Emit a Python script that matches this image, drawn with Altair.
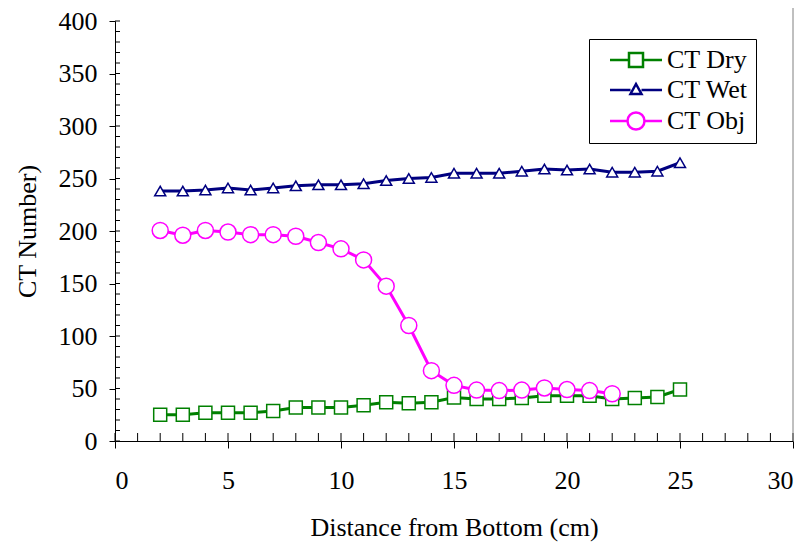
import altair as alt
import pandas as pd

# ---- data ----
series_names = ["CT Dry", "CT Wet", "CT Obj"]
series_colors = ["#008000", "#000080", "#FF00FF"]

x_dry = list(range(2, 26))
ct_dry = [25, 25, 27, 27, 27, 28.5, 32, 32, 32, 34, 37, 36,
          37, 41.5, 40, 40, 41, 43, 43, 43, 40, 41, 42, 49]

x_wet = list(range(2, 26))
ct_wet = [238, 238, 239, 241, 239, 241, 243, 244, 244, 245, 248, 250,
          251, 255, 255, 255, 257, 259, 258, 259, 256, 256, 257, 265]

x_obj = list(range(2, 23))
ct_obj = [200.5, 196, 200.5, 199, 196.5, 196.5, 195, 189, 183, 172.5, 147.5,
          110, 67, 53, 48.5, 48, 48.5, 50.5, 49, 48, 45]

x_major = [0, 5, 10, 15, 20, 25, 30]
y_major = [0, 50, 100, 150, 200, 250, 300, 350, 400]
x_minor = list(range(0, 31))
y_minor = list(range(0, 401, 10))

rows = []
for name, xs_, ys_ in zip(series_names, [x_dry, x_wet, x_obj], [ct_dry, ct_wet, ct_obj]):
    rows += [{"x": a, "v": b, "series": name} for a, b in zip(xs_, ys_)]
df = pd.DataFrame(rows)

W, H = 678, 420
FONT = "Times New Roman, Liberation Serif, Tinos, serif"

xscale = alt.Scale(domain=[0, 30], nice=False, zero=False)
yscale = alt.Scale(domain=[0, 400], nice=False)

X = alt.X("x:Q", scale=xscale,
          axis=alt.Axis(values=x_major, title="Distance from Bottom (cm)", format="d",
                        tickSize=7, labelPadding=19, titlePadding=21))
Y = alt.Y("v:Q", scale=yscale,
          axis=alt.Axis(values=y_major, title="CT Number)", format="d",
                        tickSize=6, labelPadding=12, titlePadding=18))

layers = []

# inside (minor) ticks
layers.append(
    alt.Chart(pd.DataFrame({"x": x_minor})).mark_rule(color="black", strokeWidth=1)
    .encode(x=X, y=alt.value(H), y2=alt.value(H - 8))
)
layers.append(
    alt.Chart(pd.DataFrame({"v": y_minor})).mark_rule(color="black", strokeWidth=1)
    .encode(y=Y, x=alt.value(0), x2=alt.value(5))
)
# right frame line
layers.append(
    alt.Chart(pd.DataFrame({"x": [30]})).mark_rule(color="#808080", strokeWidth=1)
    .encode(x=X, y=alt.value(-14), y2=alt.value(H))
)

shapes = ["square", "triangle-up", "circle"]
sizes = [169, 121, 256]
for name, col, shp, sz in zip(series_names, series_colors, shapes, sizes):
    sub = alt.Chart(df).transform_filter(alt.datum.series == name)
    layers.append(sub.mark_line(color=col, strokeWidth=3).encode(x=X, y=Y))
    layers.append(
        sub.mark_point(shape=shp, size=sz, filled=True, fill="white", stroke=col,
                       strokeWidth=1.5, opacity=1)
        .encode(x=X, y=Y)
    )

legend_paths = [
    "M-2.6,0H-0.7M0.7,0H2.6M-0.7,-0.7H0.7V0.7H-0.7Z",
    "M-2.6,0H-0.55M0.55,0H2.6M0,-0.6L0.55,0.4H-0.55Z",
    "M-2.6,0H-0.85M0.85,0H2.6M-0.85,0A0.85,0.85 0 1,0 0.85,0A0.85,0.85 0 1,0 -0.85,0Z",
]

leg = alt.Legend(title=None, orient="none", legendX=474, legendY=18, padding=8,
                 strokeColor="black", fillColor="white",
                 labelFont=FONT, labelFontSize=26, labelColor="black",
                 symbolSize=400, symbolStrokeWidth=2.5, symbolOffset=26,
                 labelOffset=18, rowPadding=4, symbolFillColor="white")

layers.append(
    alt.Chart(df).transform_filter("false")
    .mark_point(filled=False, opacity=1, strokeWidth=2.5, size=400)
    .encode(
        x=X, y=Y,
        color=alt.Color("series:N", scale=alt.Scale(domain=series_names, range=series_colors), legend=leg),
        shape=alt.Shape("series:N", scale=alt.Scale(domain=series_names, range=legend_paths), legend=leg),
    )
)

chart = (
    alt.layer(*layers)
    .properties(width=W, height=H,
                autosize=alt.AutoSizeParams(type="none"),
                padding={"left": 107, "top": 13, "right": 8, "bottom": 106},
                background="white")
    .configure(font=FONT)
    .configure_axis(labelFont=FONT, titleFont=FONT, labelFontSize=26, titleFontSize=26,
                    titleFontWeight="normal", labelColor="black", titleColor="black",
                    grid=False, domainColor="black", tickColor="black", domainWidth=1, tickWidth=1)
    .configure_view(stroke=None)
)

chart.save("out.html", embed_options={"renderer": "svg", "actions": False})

###

• WHAT THE TASK ASKS: Set down again, exactly, the lines of the material above from its first line to the one with "41, 42, 49]", inclusive. Leave the pictures out.

• THE COMPLETED TASK:
Emit a Python script that matches this image, drawn with Altair.
import altair as alt
import pandas as pd

# ---- data ----
series_names = ["CT Dry", "CT Wet", "CT Obj"]
series_colors = ["#008000", "#000080", "#FF00FF"]

x_dry = list(range(2, 26))
ct_dry = [25, 25, 27, 27, 27, 28.5, 32, 32, 32, 34, 37, 36,
          37, 41.5, 40, 40, 41, 43, 43, 43, 40, 41, 42, 49]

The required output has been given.